Merchandise appeals to people. While this is an obvious statement, applying it as the fundamental basis for creating focused assortments is not so obvious.
Some years ago, it became apparent to me that one of the most effective ways to create distinct focus within an assortment is to create "avatars" of segments of consumers. These avatars are complete descriptions of a consumer, designed to be representative of a larger group. The degree to which your merchants can describe these "avatars" is the degree to which the assortment can be focused on meeting their needs. Even if your technology doesn't seem to support creating merchandise segments based on lifestyle attributes, there may be ways to "fool" it into doing so. First, let's look at what an Avatar is.
An Avatar is a description of not only what a person looks like, but how they think, what they do, how they react, and where they go. A complete description includes what they do for fun and why. How they prioritize their disposable income. What type of home they buy, and why. What they eat, where they go out to eat, how much time they spend with their kids......and on, and on. Why is this worthwhile? Because people buy merchandise and they do it for reasons. The more we, as merchants, can identify who we are selling to, the more likely we are to be able to select merchandise which will appeal to them.

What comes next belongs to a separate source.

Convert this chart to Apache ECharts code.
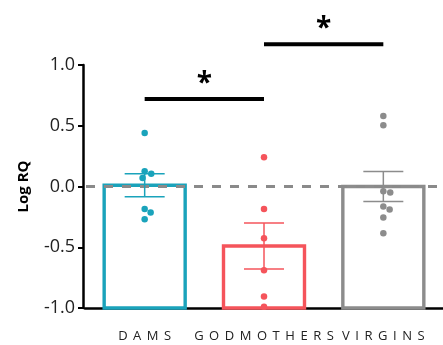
<!DOCTYPE html>
<html>
<head>
<meta charset="utf-8">
<script src="https://cdn.jsdelivr.net/npm/echarts@6/dist/echarts.min.js"></script>
<style>
  html, body { margin: 0; padding: 0; background: #fff; }
  #chart { width: 443px; height: 345px; }
</style>
</head>
<body>
<div id="chart"></div>
<script>
// Groups and their summary values (mean ± SEM of log RQ)
const groups = ['DAMS', 'GODMOTHERS', 'VIRGINS'];
const groupMeans = [0.01, -0.49, 0.0];
const groupSEM = [0.095, 0.19, 0.123];

// Individual animals per group
const damsPoints = [0.44, 0.125, 0.105, 0.07, -0.185, -0.215, -0.27];
const godmothersPoints = [0.24, -0.185, -0.425, -0.69, -0.905, -0.99];
const virginsPoints = [0.58, 0.505, -0.04, -0.05, -0.165, -0.19, -0.255, -0.385];

// Y axis ticks
const yTicks = [-1.0, -0.5, 0.0, 0.5, 1.0];

// Significance brackets: which groups, at what height, with which mark
const sigPairs = [[0, 1], [1, 2]];
const sigHeights = [0.72, 1.17];
const sigMarks = ['*', '*'];

// ---- styling / layout ----
const colors = ['#1aa3bb', '#f5545b', '#8c8c8c'];
const FONT = '"Open Sans", "Noto Sans", sans-serif';
const GRID = { left: 85, top: 65, width: 363, height: 243 };
const yMin = yTicks[0], yMax = yTicks[yTicks.length - 1];
const DOT = 6.5;
const pxPerUnit = GRID.height / (yMax - yMin);

// Simple beeswarm: push dots sideways so they do not overlap
function swarm(values) {
  const order = values.map((v, i) => i).sort((a, b) => values[b] - values[a]);
  const placed = [];
  const offs = new Array(values.length).fill(0);
  const D = DOT + 0.5;
  order.forEach(idx => {
    const y = -values[idx] * pxPerUnit;
    const near = placed.filter(p => Math.abs(p.y - y) < D);
    const cands = [0];
    near.forEach(p => {
      const dx = Math.sqrt(D * D - (p.y - y) * (p.y - y));
      cands.push(p.x + dx, p.x - dx);
    });
    cands.sort((a, b) => Math.abs(a) - Math.abs(b) || b - a);
    let x = 0;
    for (const c of cands) {
      if (near.every(p => Math.hypot(p.x - c, p.y - y) >= D - 0.01)) { x = c; break; }
    }
    placed.push({ x, y });
    offs[idx] = x;
  });
  return offs;
}

const pointSets = [damsPoints, godmothersPoints, virginsPoints];
const dotSeries = pointSets.map((pts, gi) => {
  const offs = swarm(pts);
  return {
    type: 'scatter',
    xAxisIndex: 0,
    z: 6,
    symbolSize: DOT,
    itemStyle: { color: colors[gi], opacity: 1 },
    data: pts.map((v, k) => ({ value: [gi, v], symbolOffset: [offs[k], 0] })),
    silent: true
  };
});

const chart = echarts.init(document.getElementById('chart'), null, { renderer: 'canvas' });

chart.setOption({
  animation: false,
  backgroundColor: '#fff',
  grid: GRID,
  xAxis: [
    {
      type: 'category',
      data: groups,
      axisLine: { onZero: false, lineStyle: { color: '#000', width: 2.5 } },
      axisTick: { alignWithLabel: true, length: 6, lineStyle: { color: '#000', width: 2 } },
      axisLabel: {
        interval: 0,
        margin: 22,
        fontFamily: FONT,
        fontSize: 13,
        color: '#222',
        formatter: s => s.split('').join(' \u2009')
      }
    },
    {
      type: 'value', min: -0.5, max: 2.5, show: false,
      axisLine: { onZero: false }
    }
  ],
  yAxis: {
    type: 'value',
    min: yMin,
    max: yMax,
    interval: 0.5,
    offset: 2,
    name: 'Log RQ',
    nameLocation: 'middle',
    nameGap: 52,
    nameTextStyle: { fontFamily: FONT, fontSize: 15, fontWeight: 'bold', color: '#000' },
    splitLine: { show: false },
    axisLine: { show: true, onZero: false, lineStyle: { color: '#000', width: 2.5 } },
    axisTick: { show: true, length: 5, lineStyle: { color: '#000', width: 2 } },
    axisLabel: {
      margin: 8,
      fontFamily: FONT,
      fontSize: 18,
      color: '#222',
      formatter: v => v.toFixed(1)
    }
  },
  series: [
    // hollow bars rising from the bottom of the axis to the group mean
    {
      type: 'custom',
      xAxisIndex: 0,
      z: 2,
      silent: true,
      data: groupMeans.map((m, i) => [i, m]),
      renderItem(params, api) {
        const i = api.value(0);
        const top = api.coord([i, api.value(1)]);
        const base = api.coord([i, yMin]);
        const w = 81;
        return {
          type: 'rect',
          shape: { x: top[0] - w / 2, y: top[1], width: w, height: base[1] - top[1] },
          style: { fill: '#fff', stroke: colors[i], lineWidth: 3.4 }
        };
      }
    },
    // dashed reference line at zero
    {
      type: 'custom',
      xAxisIndex: 0,
      z: 3,
      silent: true,
      clip: false,
      data: [[0, 0]],
      renderItem(params, api) {
        const cs = params.coordSys;
        const y = api.coord([0, 0])[1];
        return {
          type: 'line',
          shape: { x1: cs.x + 1, y1: y, x2: cs.x + cs.width, y2: y },
          style: { stroke: '#8a8a8a', lineWidth: 3, lineDash: [9, 9] }
        };
      }
    },
    // SEM error bars
    {
      type: 'custom',
      xAxisIndex: 0,
      z: 4,
      silent: true,
      data: groupMeans.map((m, i) => [i, m - groupSEM[i], m + groupSEM[i]]),
      renderItem(params, api) {
        const i = api.value(0);
        const lo = api.coord([i, api.value(1)]);
        const hi = api.coord([i, api.value(2)]);
        const cap = 20;
        const st = { stroke: colors[i], lineWidth: 1.5 };
        return {
          type: 'group',
          children: [
            { type: 'line', shape: { x1: lo[0], y1: lo[1], x2: hi[0], y2: hi[1] }, style: st },
            { type: 'line', shape: { x1: lo[0] - cap, y1: lo[1], x2: lo[0] + cap, y2: lo[1] }, style: st },
            { type: 'line', shape: { x1: hi[0] - cap, y1: hi[1], x2: hi[0] + cap, y2: hi[1] }, style: st }
          ]
        };
      }
    },
    ...dotSeries,
    // significance brackets with asterisks
    {
      type: 'custom',
      xAxisIndex: 1,
      z: 5,
      silent: true,
      clip: false,
      data: sigPairs.map((p, k) => [p[0], p[1], sigHeights[k], k]),
      renderItem(params, api) {
        const a = api.coord([api.value(0), api.value(2)]);
        const b = api.coord([api.value(1), api.value(2)]);
        const k = api.value(3);
        return {
          type: 'group',
          children: [
            { type: 'line', shape: { x1: a[0], y1: a[1], x2: b[0], y2: b[1] },
              style: { stroke: '#000', lineWidth: 4 } },
            { type: 'text', x: (a[0] + b[0]) / 2, y: a[1] - 15,
              style: { text: sigMarks[k], fontFamily: FONT, fontSize: 28, fontWeight: 'bold',
                       fill: '#000', align: 'center', verticalAlign: 'middle' } }
          ]
        };
      }
    }
  ]
});
</script>
</body>
</html>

Within the context of limited open to buy and a recessionary climate, creating a focused assortment is a necessity. Limited open to buy means greater stress in creating breadth and managing the depth of the assortment. One of the most powerful ways to understand appropriate depth and breadth is based on consumer Avatars. If each item in the assortment is classified via product attributes on the basis of an Avatar it is expected to appeal to, it becomes easy to determine if there is overlap, inconsistency, price point gaping or any of the other elements of a less than optimal assortment plan.
Data from current and past merchandise assortments can also be retroactively assigned the same attributes. While time consuming, the result is a revision to historical data which can then be used to allocate open to buy......even at the store level. Any segmentation strategy which groups stores into like clusters will, in my experience, be less valuable than grouping merchandise into like clusters, and analyzing the results at the store level.
If you aren't using Avatars, explore them.